Fujitsu boasts new palm vein authentication technology

Categories Biometric R&D  |  Biometrics News

Fujitsu says it’s developed the world’s first technology for extracting and matching 2,048-bit feature codes from biometric palm vein images.

The new method employs feature codes extracted from vein images that represent the features of the images in binary format. This, in turn, allows for simple comparison calculations and quick authentication, says the company.

“As multiple feature codes can be generated from a single piece of biometric data, different codes can be used for different authentication services. As a result, even in the case of leaked registered data, a new feature code can be generated and registered to give users peace of mind and uninterrupted service,” the company said announcing the new technology.

Earlier this year, Fujitsu launched what it says is the world’s smallest contactless vein authentication sensor.

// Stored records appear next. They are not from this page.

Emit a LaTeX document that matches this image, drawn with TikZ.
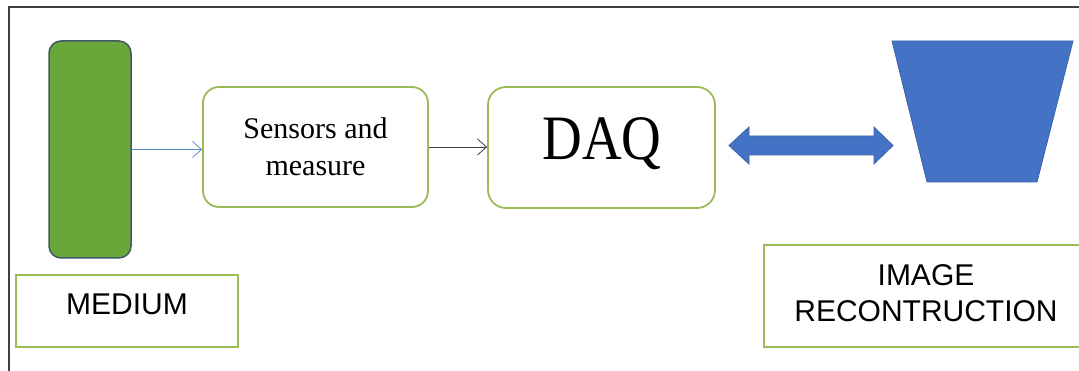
\documentclass[tikz,border=0pt]{standalone}
\usepackage{fontspec}
\setmainfont{Liberation Serif}
\setsansfont{Liberation Sans}
\usetikzlibrary{arrows.meta}
\definecolor{boxgreen}{HTML}{9BBB59}
\definecolor{medfill}{HTML}{6AA73A}
\definecolor{medline}{HTML}{3E5B66}
\definecolor{blockblue}{HTML}{4472C4}
\definecolor{blockline}{HTML}{3A62AA}
\definecolor{thinblue}{HTML}{5B8FC9}
\definecolor{framegray}{HTML}{404040}
\begin{document}
\begin{tikzpicture}[x=1pt,y=-1pt,
  frameline/.style={draw=framegray,line width=1.8pt},
  greenbox/.style={draw=boxgreen,line width=1.8pt,fill=white,inner sep=0pt,align=center},
  labelbox/.style={draw=boxgreen,line width=1.8pt,fill=white,inner sep=0pt,align=center,font=\sffamily\fontsize{30}{36}\selectfont},
  medbar/.style={draw=medline,line width=1.5pt,fill=medfill,rounded corners=12pt,inner sep=0pt},
  conn/.style={line width=0.8pt,-{Straight Barb[length=9pt,width=16pt,line width=0.8pt]}},
  block/.style={fill=blockblue,draw=blockline,line width=0.8pt}
]
\useasboundingbox (0,0) rectangle (1079,371);
\draw[frameline] (9,372) -- (9,7) -- (1080,7);

% medium bar
\node[medbar,minimum width=82pt,minimum height=217pt] (medium) at (90,149.5) {};
% MEDIUM label box
\node[labelbox,minimum width=222pt,minimum height=72pt] (medlabel) at (127,311) {};
\node[font=\sffamily\fontsize{30}{36}\selectfont,inner sep=0pt,anchor=base] (medtext) at (127,315) {MEDIUM};

% sensors box
\node[greenbox,rounded corners=16pt,minimum width=225pt,minimum height=120pt,
  font=\fontsize{30}{37}\selectfont] (sens) at (315.5,147) {Sensors and\\measure};

% DAQ box
\node[greenbox,rounded corners=18pt,minimum width=227pt,minimum height=121pt] (daq) at (601.5,147.5) {};
\node[inner sep=0pt,anchor=base,font=\fontsize{55}{60}\selectfont,yscale=1.15] (daqtext) at (602,160) {DAQ};

% connectors
\draw[conn,draw=thinblue] (medium.east) -- (medium.east -| sens.west);
\draw[conn,draw=framegray] (sens.east) -- (sens.east -| daq.west);

% double block arrow
\draw[block] (729,145.5) -- (749,127) -- (749,136) -- (874,136) -- (874,127) -- (893,145.5)
  -- (874,164) -- (874,155) -- (749,155) -- (749,164) -- cycle;

% trapezoid
\draw[block] (892,41) -- (1073,41) -- (1037,182) -- (927,182) -- cycle;

% IMAGE RECONTRUCTION box
\node[labelbox,minimum width=324pt,minimum height=102pt] (imglabel) at (926,296) {};
\node[font=\sffamily\fontsize{30}{36}\selectfont,inner sep=0pt,align=center] (imgtext) at (926,293) {IMAGE\\RECONTRUCTION};
\end{tikzpicture}
\end{document}
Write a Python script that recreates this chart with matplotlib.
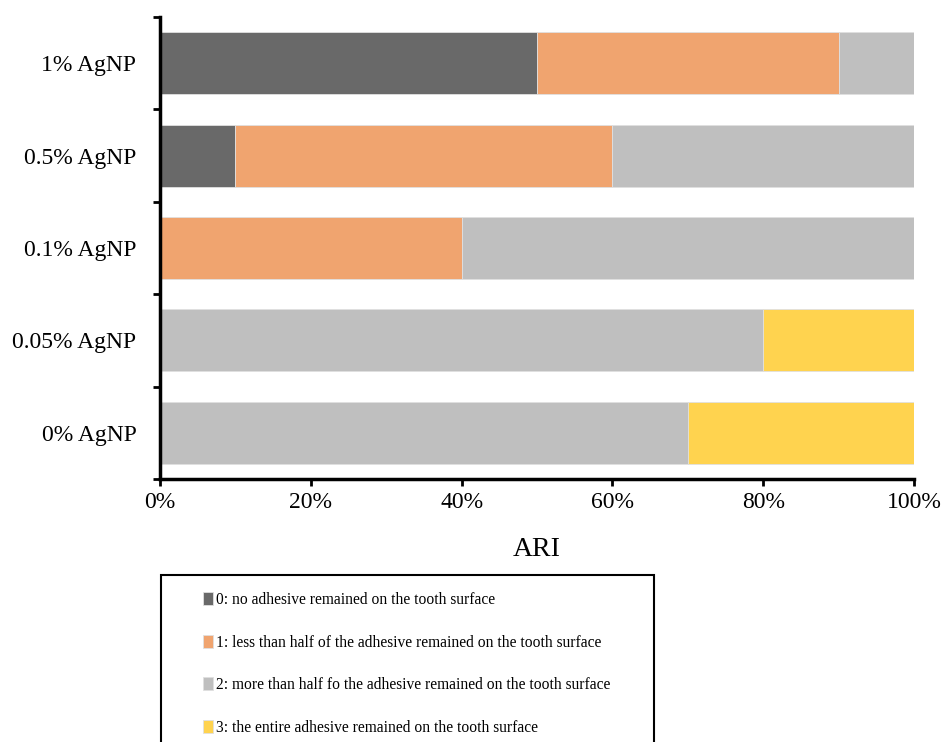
import matplotlib.pyplot as plt
from matplotlib.patches import Rectangle
from matplotlib.ticker import FuncFormatter

plt.rcParams['font.family'] = ['Liberation Serif', 'DejaVu Serif']

groups = ['0% AgNP', '0.05% AgNP', '0.1% AgNP', '0.5% AgNP', '1% AgNP']
score0 = [0, 0, 0, 10, 50]
score1 = [0, 0, 40, 50, 40]
score2 = [70, 80, 60, 40, 10]
score3 = [30, 20, 0, 0, 0]
labels = ['0: no adhesive remained on the tooth surface',
          '1: less than half of the adhesive remained on the tooth surface',
          '2: more than half fo the adhesive remained on the tooth surface',
          '3: the entire adhesive remained on the tooth surface']
colours = ['#696969', '#F0A46F', '#BFBFBF', '#FFD34F']

fig = plt.figure(figsize=(9.42, 7.42), dpi=100)
ax = fig.add_axes([160/942, 1-479/742, 754/942, 462/742])

y = list(range(len(groups)))
left = [0] * len(groups)
handles = []
for vals, col, lab in zip([score0, score1, score2, score3], colours, labels):
    b = ax.barh(y, vals, left=left, height=0.67, color=col, edgecolor='#E0E0E0', linewidth=0.6, label=lab)
    handles.append(b)
    left = [l + v for l, v in zip(left, vals)]

ax.set_xlim(0, 100)
ax.set_ylim(-0.5, 4.5)
ax.set_xticks(range(0, 101, 20))
ax.xaxis.set_major_formatter(FuncFormatter(lambda v, p: f'{int(v)}%'))
ax.set_yticks([i - 0.5 for i in range(6)])
ax.set_yticklabels([])
ax.set_yticks(y, minor=True)
ax.set_yticklabels(groups, minor=True)
ax.tick_params(axis='y', which='minor', length=0, labelsize=17, pad=17)
ax.tick_params(axis='y', which='major', length=5, width=2, direction='out')
ax.tick_params(axis='x', length=5, width=2, direction='out', labelsize=17, pad=4)
for s in ['top', 'right']:
    ax.spines[s].set_visible(False)
for s in ['left', 'bottom']:
    ax.spines[s].set_linewidth(2.5)
ax.set_xlabel('ARI', fontsize=20, labelpad=18)

# legend box (runs off the bottom edge)
fig.patches.append(Rectangle((161/942, -0.02), (654-161)/942, (1-575/742) + 0.02,
                             transform=fig.transFigure, fill=False, edgecolor='black', linewidth=1.5))
fig.legend(handles=handles, loc='upper left', bbox_to_anchor=(197/942, 1-586/742),
           frameon=False, fontsize=11.2, handlelength=0.6, handleheight=0.9,
           handletextpad=0.25, labelspacing=1.7, borderaxespad=0)

fig.savefig('out.png', dpi=100)
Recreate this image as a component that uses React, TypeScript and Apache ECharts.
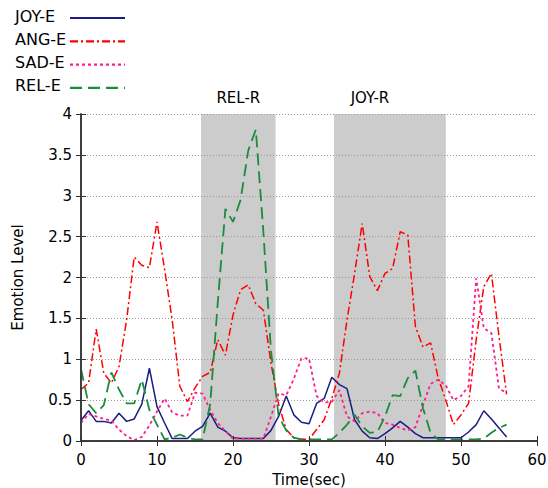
import React, { useEffect, useRef } from "react";
import * as echarts from "echarts";

const timeSec = [0,1,2,3,4,5,6,7,8,9,10,11,12,13,14,15,16,17,18,19,20,21,22,23,24,25,26,27,28,29,30,31,32,33,34,35,36,37,38,39,40,41,42,43,44,45,46,47,48,49,50,51,52,53,54,55,56];

const joyE = [0.25,0.37,0.24,0.24,0.22,0.34,0.24,0.27,0.45,0.89,0.42,0.22,0.03,0.03,0.03,0.12,0.18,0.34,0.17,0.12,0.04,0.03,0.03,0.03,0.03,0.13,0.3,0.55,0.32,0.23,0.21,0.46,0.52,0.78,0.69,0.64,0.26,0.12,0.04,0.03,0.09,0.16,0.24,0.17,0.09,0.04,0.04,0.04,0.04,0.04,0.04,0.11,0.2,0.37,0.27,0.16,0.05];

const angE = [0.63,0.71,1.37,0.83,0.71,0.91,1.48,2.25,2.15,2.12,2.68,2.1,1.48,0.67,0.48,0.65,0.79,0.84,1.24,1.05,1.54,1.85,1.91,1.68,1.6,0.95,0.45,0.14,0.04,0.02,0.02,0.14,0.26,0.52,0.83,1.48,2.05,2.66,2.01,1.84,2.05,2.11,2.56,2.52,1.4,1.15,1.2,0.77,0.5,0.2,0.32,0.46,1.24,1.89,2.05,1.28,0.57];

const sadE = [0.22,0.33,0.3,0.27,0.25,0.14,0.06,0.01,0.05,0.19,0.36,0.52,0.35,0.31,0.31,0.59,0.58,0.38,0.22,0.12,0.03,0.03,0.03,0.03,0.03,0.3,0.58,0.56,0.76,1.01,1.01,0.55,0.47,0.48,0.62,0.3,0.24,0.34,0.36,0.34,0.22,0.2,0.16,0.13,0.17,0.44,0.7,0.75,0.68,0.5,0.55,0.67,1.99,1.38,1.32,0.64,0.59];

const relE = [0.88,0.45,0.34,0.44,0.84,0.63,0.46,0.46,0.75,0.38,0.2,0.02,0.04,0.08,0.04,0.02,0.02,0.45,1.7,2.84,2.68,2.95,3.55,3.81,2.55,1.1,0.3,0.13,0.04,0.02,0.02,0.02,0.02,0.02,0.1,0.2,0.32,0.18,0.1,0.11,0.3,0.56,0.55,0.77,0.86,0.4,0.1,0.02,0.02,0.02,0.02,0.02,0.02,0.03,0.1,0.16,0.2];

const seriesNames = ["JOY-E", "ANG-E", "SAD-E", "REL-E"];
const regionNames = ["REL-R", "JOY-R"];
const regionStart = [15.8, 33.3];
const regionEnd = [25.6, 48.0];

const FONT = "DejaVu Sans";

const colors = ["#1c1c84", "#ff0000", "#ff1e8c", "#1a8c3c"];
const dashes: any[] = ["solid", [8, 3, 2, 3], [3, 3], [12, 6]];
const widths = [1.5, 1.5, 1.8, 1.8];

export default function App() {
  const ref = useRef<HTMLDivElement>(null);
  useEffect(() => {
    if (!ref.current) return;
    const chart = echarts.init(ref.current, null, { renderer: "svg" });
    const values = [joyE, angE, sadE, relE];
    const lineSeries = seriesNames.map((name, k) => ({
      name,
      type: "line",
      z: 3,
      symbol: "none",
      showSymbol: false,
      data: timeSec.map((t, i) => [t, values[k][i]]),
      lineStyle: { color: colors[k], width: widths[k], type: dashes[k] },
    }));
    const legendGraphics: any[] = [];
    seriesNames.forEach((name, k) => {
      const yc = 18 + k * 23.3;
      legendGraphics.push({
        type: "text",
        left: 15,
        top: yc - 10,
        style: { text: name, fill: "#000", font: `16px "${FONT}"` },
      });
      legendGraphics.push({
        type: "line",
        shape: { x1: 70, y1: yc, x2: 125, y2: yc },
        style: {
          stroke: colors[k],
          lineWidth: 2.2,
          lineDash: dashes[k] === "solid" ? null : dashes[k],
        },
      });
    });
    const option: any = {
      animation: false,
      textStyle: { fontFamily: FONT },
      grid: { left: 81, right: 11, top: 114, bottom: 47, outerBoundsMode: "none", containLabel: false },
      xAxis: [
        {
          type: "value",
          min: 0,
          max: 60,
          interval: 10,
          position: "bottom",
          z: 4,
          name: "Time(sec)",
          nameLocation: "middle",
          nameGap: 31,
          nameTextStyle: { fontSize: 15, color: "#000", fontFamily: FONT },
          axisLine: { show: true, lineStyle: { color: "#333", width: 1.5 } },
          axisTick: { show: true, inside: true, length: 5, lineStyle: { color: "#333" } },
          axisLabel: { fontSize: 15, color: "#000", margin: 11, fontFamily: FONT },
          splitLine: { show: false },
        },
        {
          type: "value",
          min: 0,
          max: 60,
          interval: 10,
          position: "top",
          z: 4,
          axisLine: { show: true, lineStyle: { color: "#333", width: 1.5 } },
          axisTick: { show: true, inside: true, length: 5, lineStyle: { color: "#333" } },
          axisLabel: { show: false },
          splitLine: { show: false },
        },
      ],
      yAxis: [
        {
          type: "value",
          min: 0,
          max: 4,
          interval: 0.5,
          position: "left",
          z: 2,
          name: "Emotion Level",
          nameLocation: "middle",
          nameGap: 56,
          nameTextStyle: { fontSize: 15, color: "#000", fontFamily: FONT },
          axisLine: { show: true, lineStyle: { color: "#333", width: 1.5 } },
          axisTick: { show: true, inside: true, length: 5, lineStyle: { color: "#333" } },
          axisLabel: { fontSize: 15, color: "#000", margin: 9, fontFamily: FONT },
          splitLine: { show: true, lineStyle: { color: "#999", type: [1, 2], width: 1 } },
        },
        {
          type: "value",
          min: 0,
          max: 4,
          interval: 0.5,
          position: "right",
          z: 4,
          axisLine: { show: true, lineStyle: { color: "#333", width: 1.5 } },
          axisTick: { show: true, inside: true, length: 5, lineStyle: { color: "#333" } },
          axisLabel: { show: false },
          splitLine: { show: false },
        },
      ],
      series: [
        {
          name: "regions",
          type: "line",
          z: 1,
          symbol: "none",
          data: [],
          markArea: {
            silent: true,
            itemStyle: { color: "rgba(0,0,0,0.2)" },
            label: {
              show: true,
              position: "top",
              distance: 9,
              color: "#000",
              fontSize: 15,
              fontFamily: FONT,
            },
            data: regionNames.map((n, i) => [
              { name: n, xAxis: regionStart[i], label: i === 1 ? { offset: [-20, 0] } : {} },
              { xAxis: regionEnd[i] },
            ]),
          },
        },
        ...lineSeries,
      ],
      graphic: legendGraphics,
    };
    chart.setOption(option);
    return () => chart.dispose();
  }, []);
  return <div ref={ref} style={{ width: 548, height: 488, position: "absolute", left: 0, top: 0 }} />;
}
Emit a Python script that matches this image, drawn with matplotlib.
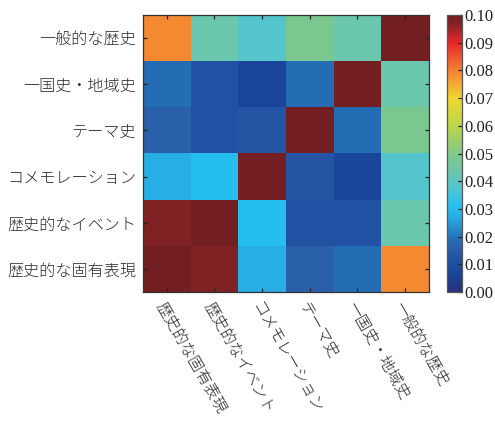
import numpy as np
import matplotlib
matplotlib.use("Agg")
import matplotlib.pyplot as plt
from matplotlib.colors import LinearSegmentedColormap, Normalize

# Topic labels (rows top-to-bottom; columns run in reverse order)
row_labels = ["一般的な歴史", "一国史・地域史", "テーマ史", "コメモレーション",
              "歴史的なイベント", "歴史的な固有表現"]
col_labels = row_labels[::-1]

# Pairwise scores, rows follow row_labels, columns follow col_labels
row_general = [0.079, 0.043, 0.038, 0.049, 0.043, 0.100]
row_national = [0.019, 0.012, 0.007, 0.019, 0.100, 0.043]
row_theme = [0.016, 0.012, 0.013, 0.100, 0.019, 0.049]
row_commem = [0.027, 0.031, 0.100, 0.013, 0.007, 0.038]
row_event = [0.097, 0.100, 0.031, 0.012, 0.012, 0.043]
row_entity = [0.100, 0.097, 0.027, 0.016, 0.019, 0.079]

values = np.array([row_general, row_national, row_theme,
                   row_commem, row_event, row_entity])

vmin, vmax = 0.0, 0.10
cbar_ticks = [0.00, 0.01, 0.02, 0.03, 0.04, 0.05, 0.06, 0.07, 0.08, 0.09, 0.10]

# Soft jet-like palette
anchors = [
    (0.000, "#29307c"),
    (0.007, "#19479b"),
    (0.012, "#2252a3"),
    (0.016, "#2b60ab"),
    (0.019, "#246db5"),
    (0.027, "#28aee4"),
    (0.031, "#25c0ef"),
    (0.038, "#55c5cd"),
    (0.043, "#6ac7ae"),
    (0.049, "#7cc890"),
    (0.060, "#bcd64a"),
    (0.070, "#f0d632"),
    (0.079, "#f58a32"),
    (0.090, "#e8282a"),
    (0.097, "#812225"),
    (0.100, "#731f22"),
]
cmap = LinearSegmentedColormap.from_list(
    "softjet", [((v - vmin) / (vmax - vmin), c) for v, c in anchors], N=512)

cjk = ["Noto Sans CJK JP", "DejaVu Sans"]
serif = ["Liberation Serif", "DejaVu Serif"]

W, H = 495, 421
fig = plt.figure(figsize=(W / 100, H / 100), dpi=100)
ax = fig.add_axes([143 / W, 1 - 292 / H, 286 / W, 277 / H])
cax = fig.add_axes([447 / W, 1 - 292 / H, 15 / W, 277 / H])

norm = Normalize(vmin=vmin, vmax=vmax)
im = ax.imshow(values, cmap=cmap, norm=norm, aspect="auto",
               interpolation="nearest")

ax.set_xticks(range(len(col_labels)))
ax.set_yticks(range(len(row_labels)))
ax.set_yticklabels(row_labels, fontfamily=cjk, fontsize=11.6, color="#2a2a2a",
                   fontweight="light")
ax.set_xticklabels(col_labels, fontfamily=cjk, fontsize=11.3, color="#2a2a2a",
                   fontweight="light",
                   rotation=-60, ha="left", va="top", rotation_mode="anchor")
ax.tick_params(axis="both", direction="in", length=3, width=0.9,
               color="#222222", top=True, right=True, pad=5)
ax.tick_params(axis="x", pad=5)
for s in ax.spines.values():
    s.set_color("#333333")
    s.set_linewidth(0.9)

cb = fig.colorbar(im, cax=cax, ticks=cbar_ticks)
cb.ax.set_yticklabels([f"{t:.2f}" for t in cbar_ticks],
                      fontfamily=serif, fontsize=12, color="#222222")
cb.ax.tick_params(direction="in", length=3, width=0.9, color="#222222", pad=2)
cb.outline.set_edgecolor("#555555")
cb.outline.set_linewidth(0.9)

fig.savefig("out.png", dpi=100)
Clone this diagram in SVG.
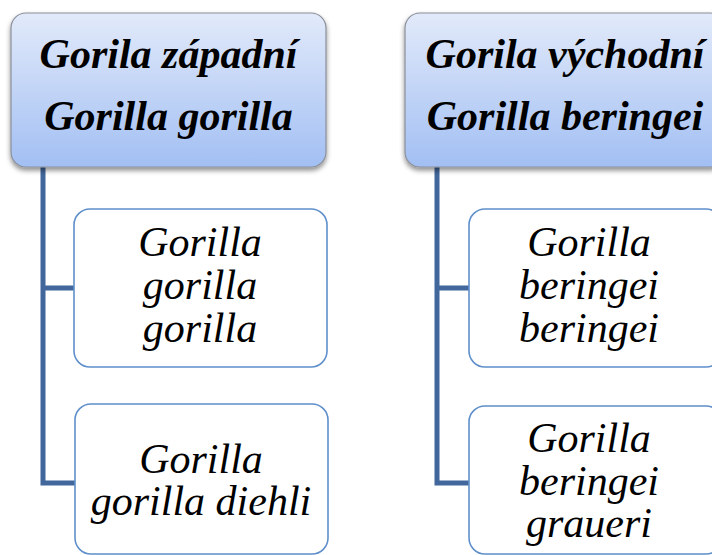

The Biometrics Research Group projects that the global biometrics market will grow to $15 billion by 2015, from its 2012 estimated value of $7 billion. Specifically, says the research group, the market for automated fingerprint identification systems and fingerprint biometric technologies account for the greatest share of the global biometrics market and is forecast to continue to be the main source of overall market revenues from 2010 to 2015. This sector is valued at $5 billion in 2012 and is expected to reach nearly $10 billion in 2015.

Face, iris, vein, and voice recognition biometric technologies together form the second largest segment. This sector is worth an estimated $2 billion in 2010 and is expected to reach $5 billion in 2015.